Mississippi Historical Society

The Mississippi Historical Society (MHS) is a historical society located in the U.S. state of Mississippi. The society was established in 1858 but was terminated due to the coming of the American Civil War. It remained in hiatus until 1890, publishing extensively over the next 35 years and helping to establish the Mississippi Department of Archives and History in 1902. After a second protracted hiatus, lasting from 1925 until 1952, the society re-emerged and has remained in continuous operation ever since.

The society publishes the quarterly Journal of Mississippi History, the monthly Mississippi History Newsletter, and the online journal Mississippi History Now.

History

Establishment

The Mississippi Historical Society (MHS) was founded in Jackson on November 9, 1858.[1] The initial incarnation of the society was short-lived, expiring after only two years owing to the coming of the American Civil War.[1]

Second incarnation

After a thirty-year hiatus, it was restarted in 1890 on the University of Mississippi campus, in Oxford.[1]
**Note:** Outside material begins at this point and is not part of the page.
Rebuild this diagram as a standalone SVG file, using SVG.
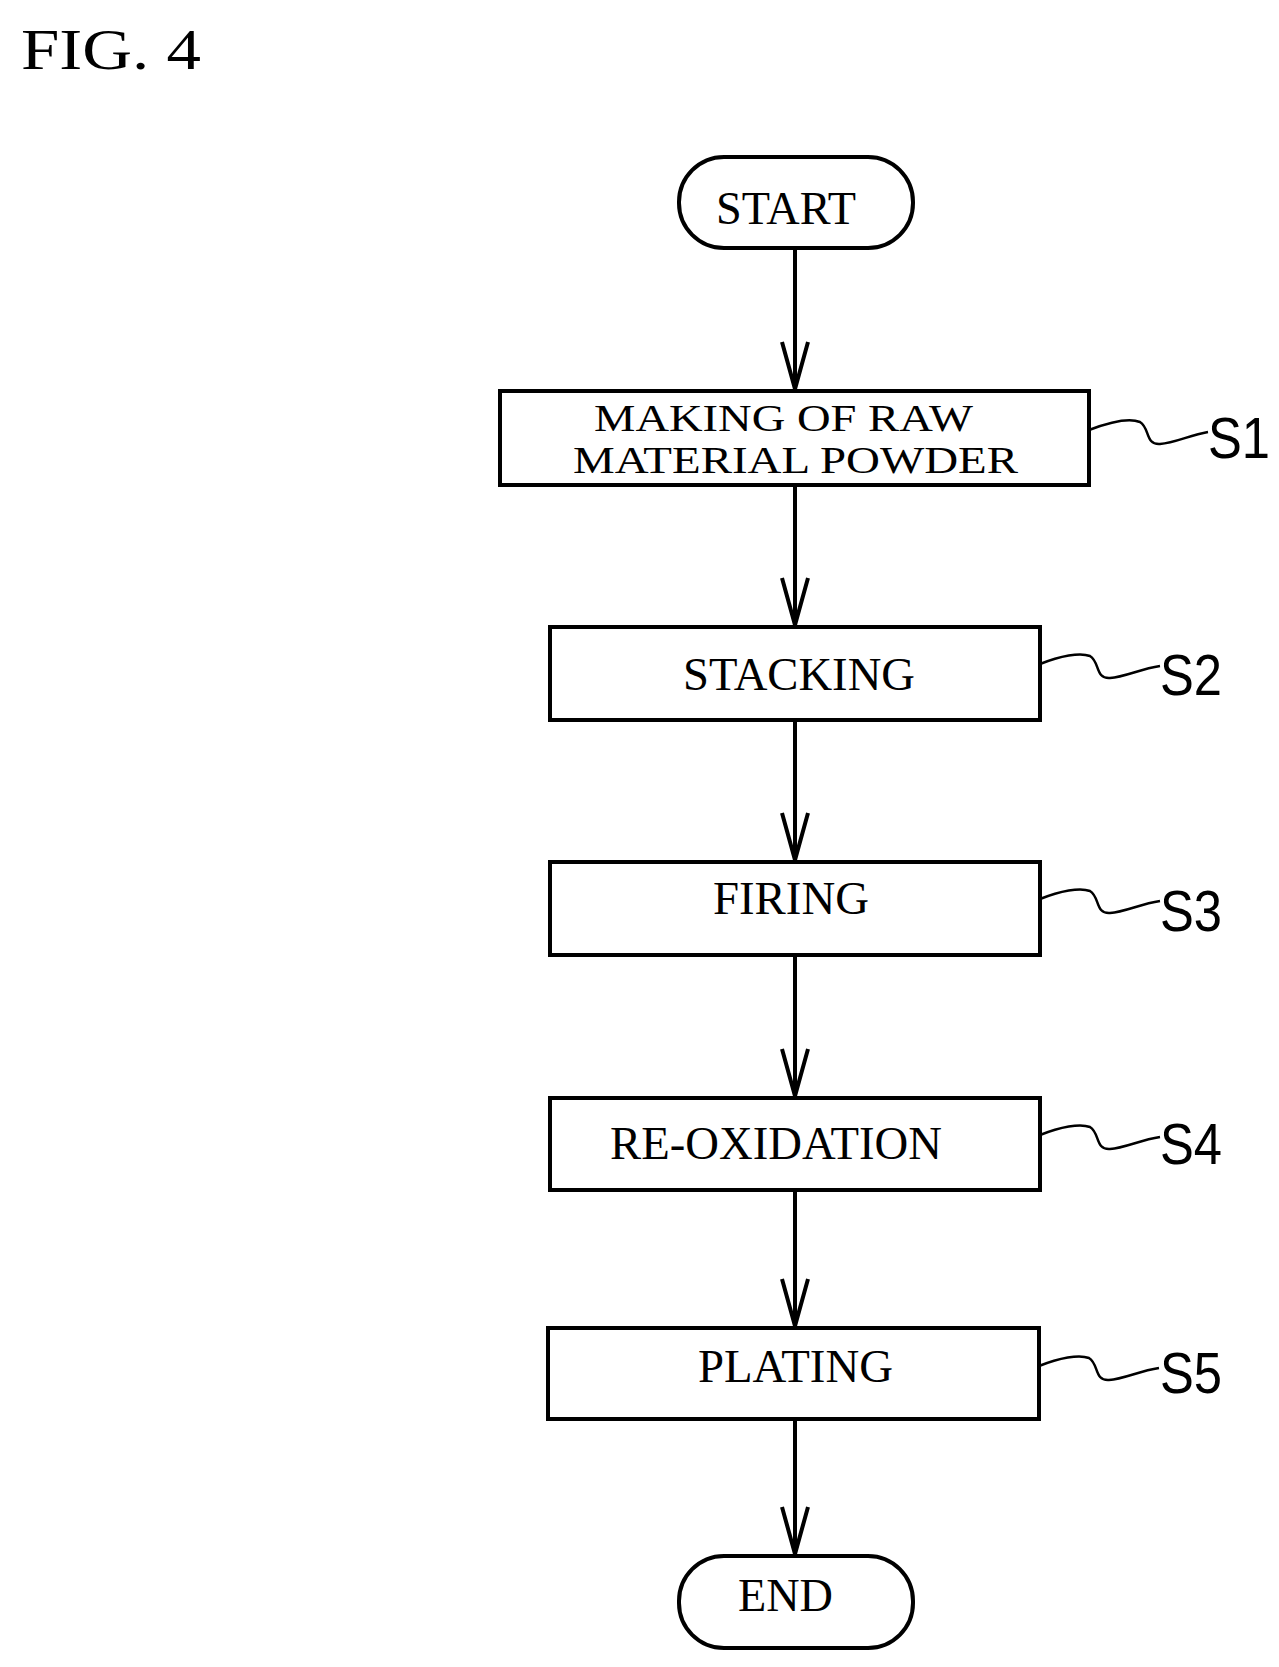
<svg xmlns="http://www.w3.org/2000/svg" width="1279" height="1667" viewBox="0 0 1279 1667">
<style>
.b{fill:#fff;stroke:#000;stroke-width:4}
.t{font-family:"Liberation Serif",serif;font-size:46px;fill:#000}
.t2{font-family:"Liberation Serif",serif;font-size:38px;fill:#000}
.s{font-family:"Liberation Sans Narrow","Liberation Sans",sans-serif;font-size:58px;fill:#000}
.c{fill:none;stroke:#000;stroke-width:4}
.q{fill:none;stroke:#000;stroke-width:2.5}
</style>
<rect width="1279" height="1667" fill="#fff"/>
<text x="21" y="69" font-family="Liberation Serif,serif" font-size="56" textLength="180" lengthAdjust="spacingAndGlyphs">FIG. 4</text>
<g id="connectors">
<path class="c" d="M795,248V389M795,485V625M795,720V860M795,955V1096M795,1190V1326M795,1419V1554"/>
<path class="c" d="M782,342L795,389L808,342M782,578L795,625L808,578M782,813L795,860L808,813M782,1049L795,1096L808,1049M782,1279L795,1326L808,1279M782,1507L795,1554L808,1507"/>
</g>
<g id="start"><rect class="b" x="679" y="157" width="234" height="91" rx="45"/><text class="t" x="716" y="224" textLength="140" lengthAdjust="spacingAndGlyphs">START</text></g>
<g id="s1"><rect class="b" x="500" y="391" width="589" height="94"/><text class="t2" x="594" y="431" textLength="379" lengthAdjust="spacingAndGlyphs">MAKING OF RAW</text><text class="t2" x="573" y="473" textLength="445" lengthAdjust="spacingAndGlyphs">MATERIAL POWDER</text>
<path class="q" d="M1089,430C1110,422 1130,418 1140,422C1150,428 1145,445 1160,444C1175,443 1190,435 1208,432"/><text class="s" x="1208" y="458" textLength="62" lengthAdjust="spacingAndGlyphs">S1</text></g>
<g id="s2"><rect class="b" x="550" y="627" width="490" height="93"/><text class="t" x="683" y="690" textLength="232" lengthAdjust="spacingAndGlyphs">STACKING</text>
<path class="q" d="M1040,664C1060,656 1080,652 1090,656C1100,662 1095,679 1110,678C1125,677 1140,669 1160,666"/><text class="s" x="1160" y="695" textLength="62" lengthAdjust="spacingAndGlyphs">S2</text></g>
<g id="s3"><rect class="b" x="550" y="862" width="490" height="93"/><text class="t" x="713" y="914" textLength="156" lengthAdjust="spacingAndGlyphs">FIRING</text>
<path class="q" d="M1040,899C1060,891 1080,887 1090,891C1100,897 1095,914 1110,913C1125,912 1140,904 1160,901"/><text class="s" x="1160" y="931" textLength="62" lengthAdjust="spacingAndGlyphs">S3</text></g>
<g id="s4"><rect class="b" x="550" y="1098" width="490" height="92"/><text class="t" x="610" y="1159" textLength="332" lengthAdjust="spacingAndGlyphs">RE-OXIDATION</text>
<path class="q" d="M1040,1135C1060,1127 1080,1123 1090,1127C1100,1133 1095,1150 1110,1149C1125,1148 1140,1140 1160,1137"/><text class="s" x="1160" y="1164" textLength="62" lengthAdjust="spacingAndGlyphs">S4</text></g>
<g id="s5"><rect class="b" x="548" y="1328" width="491" height="91"/><text class="t" x="698" y="1382" textLength="195" lengthAdjust="spacingAndGlyphs">PLATING</text>
<path class="q" d="M1039,1366C1059,1358 1079,1354 1089,1358C1099,1364 1094,1381 1109,1380C1124,1379 1139,1371 1159,1368"/><text class="s" x="1160" y="1393" textLength="62" lengthAdjust="spacingAndGlyphs">S5</text></g>
<g id="end"><rect class="b" x="679" y="1556" width="234" height="92" rx="45"/><text class="t" x="738" y="1611" textLength="95" lengthAdjust="spacingAndGlyphs">END</text></g>
</svg>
Beginning in 1898 the rejuvenated MHS began a series of 14 annual volumes entitled Publications of the Mississippi Historical Society, containing significant scholarship on the history of the state.[1] This was continued in 1916 with the publication of a new series of five additional volumes under the editorship of historian Dunbar Rowland.[1]

The society was instrumental in establishing the Mississippi Department of Archives and History in 1902, and the two organizations worked in close cooperation until the MHS expired once again in 1925.[1]

Society today

The Mississippi Historical Society was relaunched for a third time in 1952 and has maintained itself in continuous operation ever since.[1] The society publishes the quarterly Journal of Mississippi History, the monthly Mississippi History Newsletter, and the online journal History Now.[1]
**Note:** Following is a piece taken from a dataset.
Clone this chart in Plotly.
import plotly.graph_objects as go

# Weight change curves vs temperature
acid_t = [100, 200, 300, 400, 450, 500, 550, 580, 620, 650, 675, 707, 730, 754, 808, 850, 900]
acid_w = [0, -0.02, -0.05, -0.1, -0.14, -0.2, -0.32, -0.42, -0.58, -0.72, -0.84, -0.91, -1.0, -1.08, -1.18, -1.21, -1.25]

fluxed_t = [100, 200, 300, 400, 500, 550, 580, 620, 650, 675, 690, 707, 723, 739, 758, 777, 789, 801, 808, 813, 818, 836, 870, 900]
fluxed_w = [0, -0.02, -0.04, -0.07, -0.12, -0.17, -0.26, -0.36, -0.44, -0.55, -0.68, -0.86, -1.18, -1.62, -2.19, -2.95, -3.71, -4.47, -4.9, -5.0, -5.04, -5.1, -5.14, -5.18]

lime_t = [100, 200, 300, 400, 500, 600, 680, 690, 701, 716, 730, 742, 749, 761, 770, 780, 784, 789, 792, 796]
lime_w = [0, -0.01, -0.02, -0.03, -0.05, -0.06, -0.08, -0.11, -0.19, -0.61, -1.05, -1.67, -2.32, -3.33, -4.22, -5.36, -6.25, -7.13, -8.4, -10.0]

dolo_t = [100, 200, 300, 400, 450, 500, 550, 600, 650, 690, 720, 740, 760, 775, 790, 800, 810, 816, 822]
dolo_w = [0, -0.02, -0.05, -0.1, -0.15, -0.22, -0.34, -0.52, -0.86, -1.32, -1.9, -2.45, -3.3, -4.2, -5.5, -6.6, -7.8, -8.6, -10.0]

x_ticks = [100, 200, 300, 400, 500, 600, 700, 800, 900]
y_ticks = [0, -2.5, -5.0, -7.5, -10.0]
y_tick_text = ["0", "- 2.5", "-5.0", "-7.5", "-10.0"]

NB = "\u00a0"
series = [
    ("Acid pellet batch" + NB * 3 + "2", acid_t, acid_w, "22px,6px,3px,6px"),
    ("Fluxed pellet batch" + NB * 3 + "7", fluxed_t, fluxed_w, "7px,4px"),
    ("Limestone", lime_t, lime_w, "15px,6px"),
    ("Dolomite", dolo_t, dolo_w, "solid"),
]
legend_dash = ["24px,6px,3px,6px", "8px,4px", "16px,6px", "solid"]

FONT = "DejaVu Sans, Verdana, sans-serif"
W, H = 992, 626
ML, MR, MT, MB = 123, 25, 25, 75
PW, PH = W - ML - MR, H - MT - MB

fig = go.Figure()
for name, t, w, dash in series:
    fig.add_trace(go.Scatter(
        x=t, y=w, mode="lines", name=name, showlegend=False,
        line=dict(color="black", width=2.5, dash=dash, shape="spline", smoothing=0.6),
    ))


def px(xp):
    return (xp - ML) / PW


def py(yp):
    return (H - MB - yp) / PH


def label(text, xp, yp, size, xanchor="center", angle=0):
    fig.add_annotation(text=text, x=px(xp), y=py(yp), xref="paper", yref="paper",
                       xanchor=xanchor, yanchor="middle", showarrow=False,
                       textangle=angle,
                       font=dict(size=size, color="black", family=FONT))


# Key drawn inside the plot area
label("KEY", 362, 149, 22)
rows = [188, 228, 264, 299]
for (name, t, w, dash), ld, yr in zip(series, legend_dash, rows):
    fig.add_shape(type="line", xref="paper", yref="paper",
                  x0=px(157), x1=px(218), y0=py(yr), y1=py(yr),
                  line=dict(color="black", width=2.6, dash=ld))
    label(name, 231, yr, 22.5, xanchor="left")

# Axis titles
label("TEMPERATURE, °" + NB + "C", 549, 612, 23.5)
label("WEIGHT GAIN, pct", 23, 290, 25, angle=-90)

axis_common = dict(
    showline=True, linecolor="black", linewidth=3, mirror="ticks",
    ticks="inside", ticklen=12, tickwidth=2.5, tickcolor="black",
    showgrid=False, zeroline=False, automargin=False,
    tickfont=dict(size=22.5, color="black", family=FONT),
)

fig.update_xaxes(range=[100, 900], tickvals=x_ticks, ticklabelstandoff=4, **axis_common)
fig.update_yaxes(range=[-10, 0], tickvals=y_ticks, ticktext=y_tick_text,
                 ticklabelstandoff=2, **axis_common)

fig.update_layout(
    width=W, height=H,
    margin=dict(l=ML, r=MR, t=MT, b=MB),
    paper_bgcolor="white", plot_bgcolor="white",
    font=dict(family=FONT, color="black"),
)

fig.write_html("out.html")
In 2007, Mississippi State University history professor emeritus John F. Marszalek served as president of the Mississippi Historical Society. He is renowned for his original and creative work on the history of the Civil War and Reconstruction. His ascendancy to the presidency of the society is notable considering that he is one of the few northern-born members to serve in that position. During the early 2000s, the MHS repeatedly honored historians for their work on Mississippi history, notably Charles C. Bolton—Department Chair at the University of North Carolina-Greensboro and author of the highly critical 2005 book The Hardest Deal of All: The Battle Over School Integration in Mississippi, 1870-1980.
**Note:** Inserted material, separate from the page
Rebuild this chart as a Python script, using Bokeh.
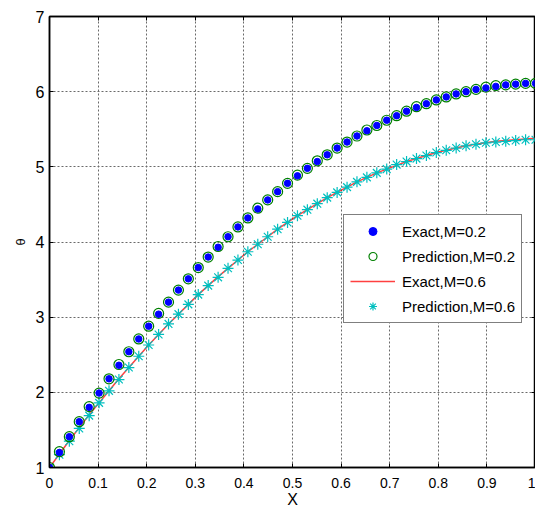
import numpy as np
from bokeh.plotting import figure
from bokeh.models import Range1d, FixedTicker, Legend, LegendItem, ColumnDataSource, LinearAxis
from bokeh.embed import file_html
from bokeh.resources import INLINE

# sample grid (50 equally spaced points on [0, 1])
X = np.linspace(0, 1, 50)

exact_02 = [1.00, 1.20, 1.41, 1.61, 1.80, 1.99, 2.18, 2.36, 2.54, 2.71,
            2.88, 3.04, 3.20, 3.36, 3.51, 3.66, 3.80, 3.93, 4.07, 4.20,
            4.32, 4.44, 4.56, 4.67, 4.78, 4.88, 4.98, 5.07, 5.16, 5.25,
            5.33, 5.41, 5.48, 5.55, 5.62, 5.68, 5.74, 5.79, 5.84, 5.89,
            5.93, 5.97, 6.00, 6.03, 6.05, 6.07, 6.09, 6.10, 6.11, 6.11]
pred_02 = [1.00, 1.21, 1.41, 1.61, 1.81, 1.99, 2.18, 2.37, 2.54, 2.71,
           2.88, 3.05, 3.20, 3.36, 3.51, 3.66, 3.80, 3.94, 4.07, 4.20,
           4.32, 4.45, 4.56, 4.67, 4.78, 4.89, 4.98, 5.08, 5.16, 5.25,
           5.33, 5.41, 5.49, 5.55, 5.62, 5.68, 5.74, 5.80, 5.84, 5.89,
           5.93, 5.97, 6.00, 6.03, 6.06, 6.08, 6.09, 6.10, 6.11, 6.11]
exact_06 = [1.00, 1.18, 1.36, 1.53, 1.70, 1.86, 2.02, 2.18, 2.33, 2.48,
            2.63, 2.77, 2.91, 3.04, 3.17, 3.30, 3.42, 3.54, 3.65, 3.76,
            3.87, 3.97, 4.07, 4.17, 4.26, 4.35, 4.43, 4.51, 4.59, 4.66,
            4.73, 4.80, 4.86, 4.92, 4.97, 5.02, 5.07, 5.11, 5.15, 5.19,
            5.22, 5.25, 5.28, 5.30, 5.32, 5.34, 5.35, 5.36, 5.37, 5.38]
pred_06 = [1.00, 1.17, 1.35, 1.52, 1.69, 1.86, 2.02, 2.17, 2.33, 2.48,
           2.63, 2.77, 2.91, 3.04, 3.17, 3.30, 3.42, 3.53, 3.65, 3.76,
           3.87, 3.97, 4.07, 4.17, 4.26, 4.35, 4.43, 4.51, 4.59, 4.66,
           4.73, 4.80, 4.86, 4.92, 4.97, 5.03, 5.07, 5.11, 5.15, 5.19,
           5.22, 5.25, 5.28, 5.30, 5.32, 5.33, 5.34, 5.35, 5.36, 5.36]

x_ticks = [0, 0.1, 0.2, 0.3, 0.4, 0.5, 0.6, 0.7, 0.8, 0.9, 1.0]
x_tick_labels = ["0", "0.1", "0.2", "0.3", "0.4", "0.5", "0.6", "0.7", "0.8", "0.9", "1"]
y_ticks = [1, 2, 3, 4, 5, 6, 7]
legend_labels = ["Exact,M=0.2", "Prediction,M=0.2", "Exact,M=0.6", "Prediction,M=0.6"]
x_title = "X"
y_title = "θ"

FONT = "Liberation Sans"

src = ColumnDataSource(dict(x=X, e02=exact_02, p02=pred_02, e06=exact_06, p06=pred_06))

p = figure(width=535, height=512, output_backend="svg", toolbar_location=None,
           x_range=Range1d(0, 1), y_range=Range1d(1, 7),
           min_border_left=49, min_border_right=0, min_border_top=16, min_border_bottom=45)
p.background_fill_color = "white"
p.border_fill_color = "white"
p.outline_line_color = "black"
p.outline_line_width = 1.5

for ax in p.xaxis:
    ax.ticker = FixedTicker(ticks=x_ticks)
    ax.major_label_overrides = {t: l for t, l in zip(x_ticks, x_tick_labels)}
    ax.axis_label = x_title
for ax in p.yaxis:
    ax.ticker = FixedTicker(ticks=y_ticks)
    ax.axis_label = y_title

for ax in list(p.xaxis) + list(p.yaxis):
    ax.major_tick_in = 4
    ax.major_tick_out = 0
    ax.minor_tick_line_color = None
    ax.axis_line_color = "black"
    ax.axis_line_width = 1.5
    ax.major_tick_line_color = "black"
    ax.major_label_text_font = FONT
    ax.major_label_text_color = "black"
    ax.axis_label_text_font = FONT
    ax.axis_label_text_font_style = "normal"
    ax.axis_label_text_color = "black"

p.xaxis.major_label_text_font_size = "14px"
p.xaxis.major_label_standoff = 10
p.xaxis.axis_label_text_font_size = "16px"
p.xaxis.axis_label_standoff = 0
p.yaxis.major_label_text_font_size = "16px"
p.yaxis.major_label_standoff = 5
p.yaxis.axis_label_text_font_size = "13px"
p.yaxis.axis_label_standoff = 5

# box ticks on the top and right sides (MATLAB "box on")
top = LinearAxis(ticker=FixedTicker(ticks=x_ticks), major_tick_in=4, major_tick_out=0,
                 minor_tick_line_color=None, major_label_text_font_size="0px",
                 major_label_standoff=0, axis_line_width=1.5)
p.add_layout(top, "above")
right = LinearAxis(ticker=FixedTicker(ticks=y_ticks), major_tick_in=4, major_tick_out=0,
                   minor_tick_line_color=None, major_label_text_font_size="0px",
                   major_label_standoff=0, axis_line_width=1.5)
p.add_layout(right, "right")

p.xgrid.ticker = FixedTicker(ticks=x_ticks)
p.ygrid.ticker = FixedTicker(ticks=y_ticks)
for g in (p.xgrid, p.ygrid):
    g.grid_line_color = "#6a6a6a"
    g.grid_line_dash = "2 2"
    g.grid_line_width = 1

r_line = p.line("x", "e06", source=src, line_color="red", line_width=1.5, line_alpha=0.75)
r_star = p.scatter("x", "p06", source=src, marker="asterisk", size=11,
                   line_color="#00BFBF", line_width=1.2)
r_circ = p.scatter("x", "p02", source=src, marker="circle", size=10, fill_color=None,
                   line_color="#008000", line_width=1.2)
r_dot = p.scatter("x", "e02", source=src, marker="circle", size=6.5, fill_color="#0000FF",
                  line_color="#0000FF")

legend = Legend(items=[
    LegendItem(label=legend_labels[0], renderers=[r_dot]),
    LegendItem(label=legend_labels[1], renderers=[r_circ]),
    LegendItem(label=legend_labels[2], renderers=[r_line]),
    LegendItem(label=legend_labels[3], renderers=[r_star]),
], location=(294, 144))
legend.label_text_font = FONT
legend.label_text_font_size = "15px"
legend.label_text_color = "black"
legend.glyph_width = 45
legend.glyph_height = 20
legend.label_height = 20
legend.spacing = 5
legend.label_standoff = 7
legend.padding = 6
legend.margin = 0
legend.border_line_color = "black"
legend.border_line_width = 1
legend.background_fill_color = "white"
legend.background_fill_alpha = 1
p.add_layout(legend, "center")

open("out.html", "w").write(file_html(p, INLINE))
In addition, in 2007 the MHS invited Bolton and James W. Loewen, author of The Mississippi Chinese: Between Black and White, to speak at the annual meeting.[2] Loewen is notable for filing a federal lawsuit against the state of Mississippi in 1975 over the state's rejection of his textbook, Mississippi: Conflict & Change, co-authored by historian Charles Sallis, from use in the state's public schools.[3]

Footnotes

  1. 1 2 3 4 5 6 7 8 Mississippi Historical Society official website, Mississippi Department of Archives and History, www.mdah.state.ms.us/
  2. "MHS Awards Prizes, Names Officers". Retrieved Aug 20, 2013.
  3. "Loewen v. Turnipseed, State of Mississippi". Retrieved Aug 20, 2013.